Whew. Caring for the poor, trying to eliminate poverty, working for peace, ensuring the survival of the planet are now merely “fashionable.” George Will will now be remembered as the first conservative apologist for the status quo to label the carpenter of Nazareth’s ideas as “reactionary.”
Most of the ruling class and many on the far right, perhaps because of their own blinkered beliefs in the unadorned wonders of capitalism and their comfortable status among the well off, have missed Pope Francis’ real message, which is why they fail to understand his broad and deep appeal around the world.
The Pope isn’t really a politician in the sense that George Will sees him, but rather a philosopher, or even better a religious philosopher. His message – like Jesus or Buddha, darn I say, Mohammed, transcend politics.
“Render unto Caesar the things that are Caesar’s, and unto God the things that are God’s,” the gospels report as Jesus’ response to a question about whether Jews should pay taxes to the Roman authorities. On trial for his teaching and presenting a threat to the ruling order, Jesus reminded Pilate that his “kingdom is not of this world.”
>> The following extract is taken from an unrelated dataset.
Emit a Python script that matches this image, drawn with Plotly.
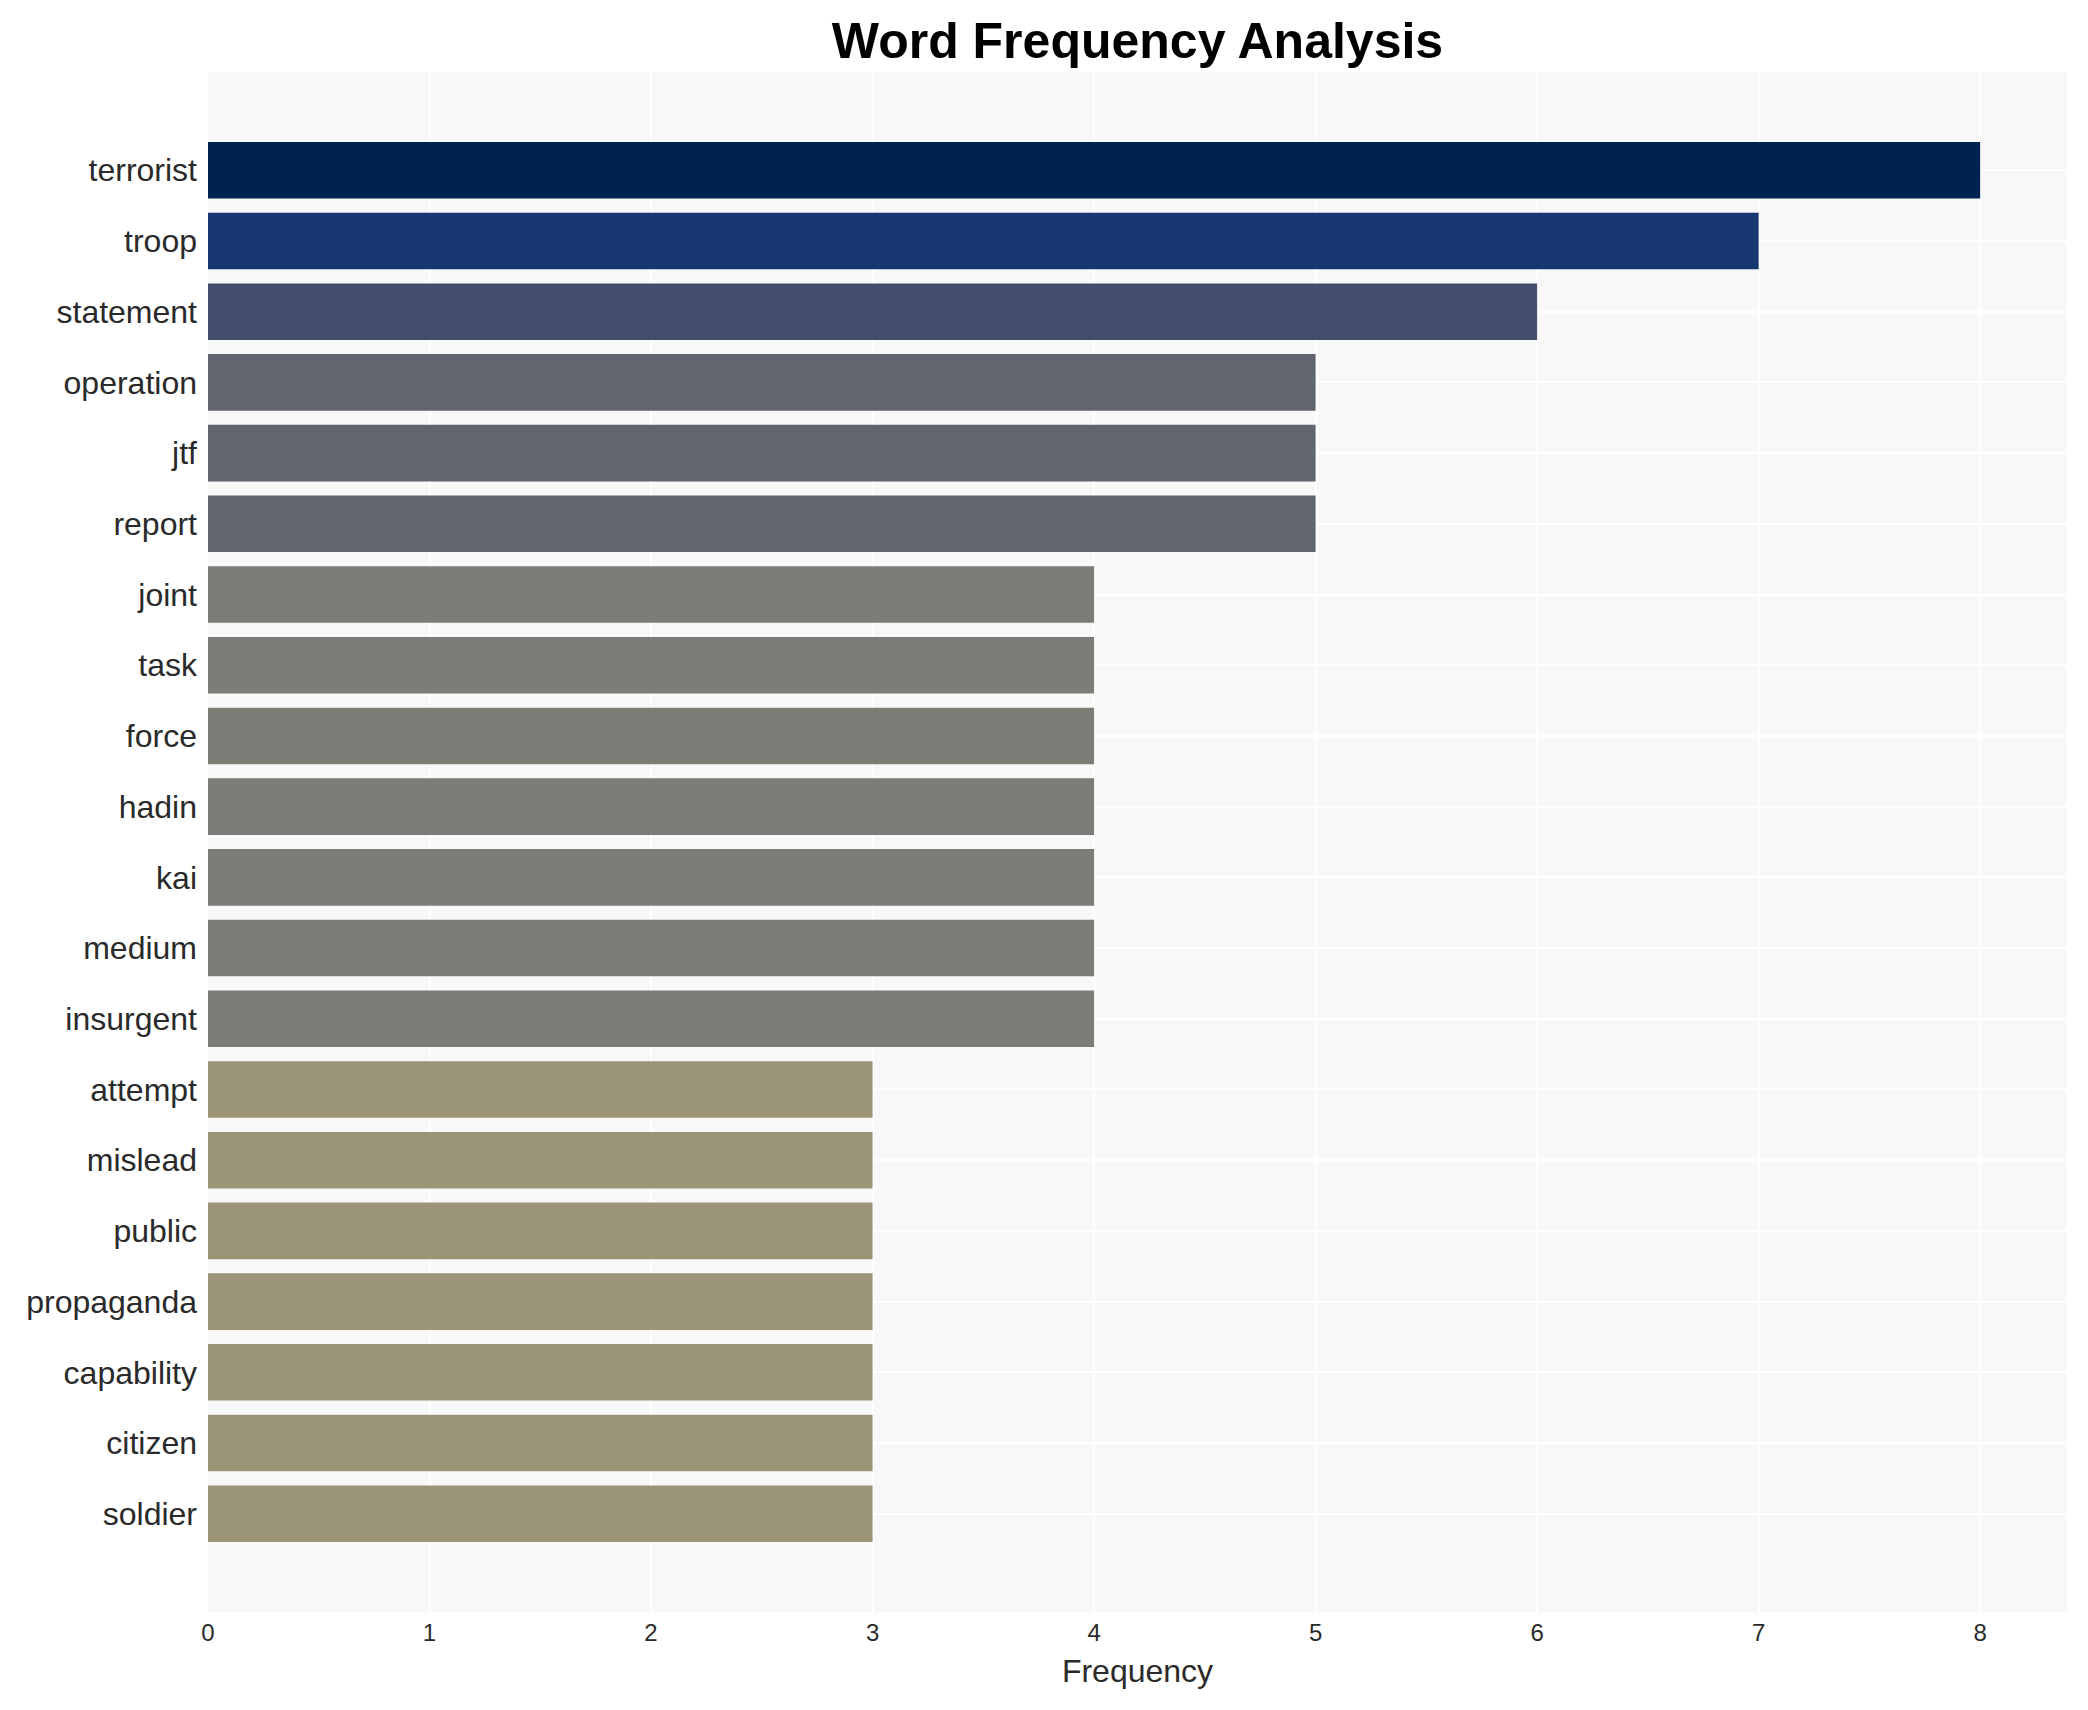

Service of the Human Person…
Catholics and non-Catholics around the world have warmed to this Pontiff precisely because he constantly, in word and action, lives the fundamental “kingdom of God” message of inclusion, caring, dignity, hope and decency. Francis’ entire visit to the United States and all his public pronouncements re-enforce the essential message of his faith. The Pope was, as a good pastor does, merely reminding the leaders of our secular kingdom, that they can benefit – indeed all of us can benefit – from behaving less like partisan division makers and more like the Lord’s disciples.
When Francis said, “If politics must truly be the service of the human person, it follows that it cannot be a slave to the economy and finance. Politics is, instead, an expression of our compelling need to live as one, in order to build the greatest common good,” he was simply saying that we must use “politics” to address the world’s real issues. That isn’t a message from the left or right, but it is both spiritual and practical. And it is the language of a leader.
Think about this: suppose Mr. Gosar, the boycotting Arizona congressman, were as important as he obviously thinks he is and had been invited to give a major speech at St. Peter’s in Vatican City. Imagine that Pope Francis had been invited to attend that speech, taking time away from visiting a homeless shelter or cleaning up the mess that has become the Vatican bank. Can you imagine the South American leftist being so self-important and so rude as to boycott the speech of one of his right wing critics? Of course not. It wouldn’t happen and that speaks volumes about the main in the Fiat.
Francis has been administering to the sick in Washington, New York, at the United Nation and elsewhere. Let’s hope – indeed let’s pray – that after his remarkable visit that a few more of us are open to his message of healing.